Unfortunately, they played too much. The balls never ended. The Bretons are noted for their dances and dance-tunes. Madame de Sévigné has described our political festivals in the midst of the waste-lands, like the revels of fairies and goblins which were held at night on the moors:

"You shall now," she writes[278]," have news about our States for your pains of being a Breton. M. de Chaulnes made his entry on Sunday evening, with all the noise that Vitré could afford: on Monday morning he sent me a letter, which I answered by going to dine with him. They dine at two tables in the same room; there are fourteen covers at each table; Monsieur presides at one, and Madame at the other. The good cheer is excessive, whole dishes of roast meat are carried away uncut; and the pyramids of fruit are so tall, that the doorways have to be made higher. Our forefathers did not foresee this kind of machines, seeing that they did not even understand that a door ought to be higher than themselves.... After dinner, Messieurs de Lomaria and Coëtlogon danced some marvelous jigs with two Breton ladies, and minuets with an air which our courtiers cannot approach: they execute Gipsy and Lower Breton steps with charming daintiness and precision.... Night and day there reign such play, good cheer, and freedom as will attract all the world. I had never seen the States before; it is a pretty thing enough. I doubt if there is a province whose assembly has so grand an air as this; it must be very full, I fancy, for there is not one of the members at the war nor at Court; except the little cornet[279], who perhaps may return here one day like the rest.... A multitude of presents, pensions, repairs of highways and towns, fifteen or twenty large tables, a continual round of dancing and gaming, plays three times a week, and a great deal of show and splendor: there you have the States. I have forgot three or four hundred pipes of wine which are drank out here."

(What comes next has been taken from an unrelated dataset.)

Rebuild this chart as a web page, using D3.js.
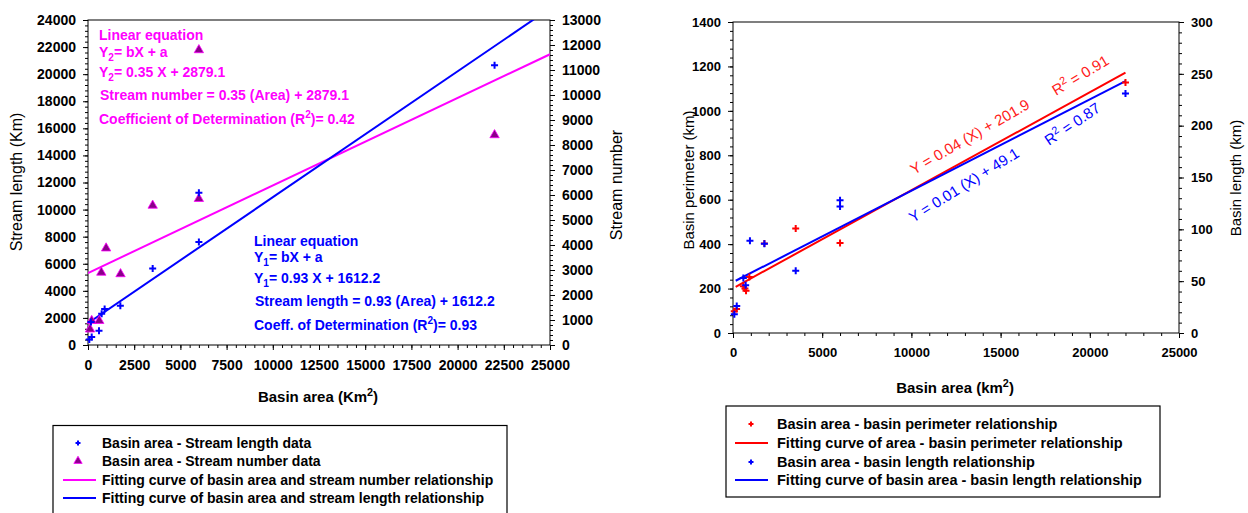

The Bretons find it difficult to forgive Madame de Sévigné for her raillery. I am less severe; but I do not like to hear her say, "You speak very pleasantly of our miseries; we are no longer so roué[280]: one in eight days only, to keep justice going. 'Tis true that a hanging now comes refreshingly to me." This is carrying the agreeable language of the Court to excess: Barère[281] spoke with the same grace of the guillotine. In 1793, the drownings at Nantes were called "republican marriages:" the popular despotism reproduced the amenities of style of the royal despotism.

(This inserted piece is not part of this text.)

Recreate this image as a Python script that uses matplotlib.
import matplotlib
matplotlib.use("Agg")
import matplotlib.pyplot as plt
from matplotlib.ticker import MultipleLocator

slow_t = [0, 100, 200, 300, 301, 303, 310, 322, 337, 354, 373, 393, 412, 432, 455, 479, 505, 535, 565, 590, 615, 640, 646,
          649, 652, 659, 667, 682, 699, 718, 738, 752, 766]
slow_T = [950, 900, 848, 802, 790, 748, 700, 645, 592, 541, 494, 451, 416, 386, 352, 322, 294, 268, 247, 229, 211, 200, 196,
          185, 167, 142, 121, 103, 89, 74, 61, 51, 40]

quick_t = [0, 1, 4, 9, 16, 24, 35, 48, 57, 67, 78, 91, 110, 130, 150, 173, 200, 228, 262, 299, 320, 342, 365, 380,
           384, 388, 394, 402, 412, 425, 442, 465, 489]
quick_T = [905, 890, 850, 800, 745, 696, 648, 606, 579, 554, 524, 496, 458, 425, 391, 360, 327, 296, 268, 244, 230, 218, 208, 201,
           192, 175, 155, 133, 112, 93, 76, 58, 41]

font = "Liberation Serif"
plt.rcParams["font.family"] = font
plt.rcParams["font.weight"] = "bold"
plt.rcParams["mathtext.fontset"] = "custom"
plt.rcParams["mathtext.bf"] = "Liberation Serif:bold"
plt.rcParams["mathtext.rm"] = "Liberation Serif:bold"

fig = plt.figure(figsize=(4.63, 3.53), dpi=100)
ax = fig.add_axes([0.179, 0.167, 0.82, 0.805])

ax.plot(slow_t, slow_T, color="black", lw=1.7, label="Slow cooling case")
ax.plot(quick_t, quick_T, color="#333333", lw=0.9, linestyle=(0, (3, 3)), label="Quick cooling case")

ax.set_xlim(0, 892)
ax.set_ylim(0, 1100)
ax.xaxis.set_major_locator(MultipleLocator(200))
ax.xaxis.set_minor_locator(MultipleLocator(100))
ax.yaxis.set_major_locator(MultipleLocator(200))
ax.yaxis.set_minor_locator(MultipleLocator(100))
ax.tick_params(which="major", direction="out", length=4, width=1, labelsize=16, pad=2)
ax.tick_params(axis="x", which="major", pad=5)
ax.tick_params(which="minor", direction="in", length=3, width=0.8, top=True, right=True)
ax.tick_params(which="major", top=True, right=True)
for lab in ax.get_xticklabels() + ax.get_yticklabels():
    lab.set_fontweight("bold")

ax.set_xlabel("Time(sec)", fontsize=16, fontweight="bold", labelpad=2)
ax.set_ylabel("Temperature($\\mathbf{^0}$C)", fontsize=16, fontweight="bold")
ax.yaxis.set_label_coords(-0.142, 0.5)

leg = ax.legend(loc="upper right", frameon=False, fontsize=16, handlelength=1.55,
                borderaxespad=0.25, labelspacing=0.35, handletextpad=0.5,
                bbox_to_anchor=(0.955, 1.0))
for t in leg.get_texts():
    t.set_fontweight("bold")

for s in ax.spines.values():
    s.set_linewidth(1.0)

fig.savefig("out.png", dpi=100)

The Paris fops, who accompanied messieurs the King's company to the States, related that we country squires had our pockets lined with tin so that we might take home M. le Commandant's fricassees of chicken to our wives. These jests were dearly paid for. A Comte de Sabran had erewhile lost his life in return for his idle talk. This descendant of the troubadours and of the Provencal kings, as big as a Swiss[282], allowed himself to be killed by a little hare-hunter of Morbihan, no taller than a Laplander[283]. This "Ker[284]" was not a whit second to his adversary in pedigree: if St. Elzear of Sabran was a near kinsman of St. Louis, St. Corentin[285], collateral ancestor of the most noble Ker, was Bishop of Quimper under King Gallon II., three centuries before Christ.

*

The King's revenue, in Brittany, consisted of the benevolences, which varied according to needs; the income from the Crown domains, which might amount to three or four hundred thousand francs; the stamp-duty, &c.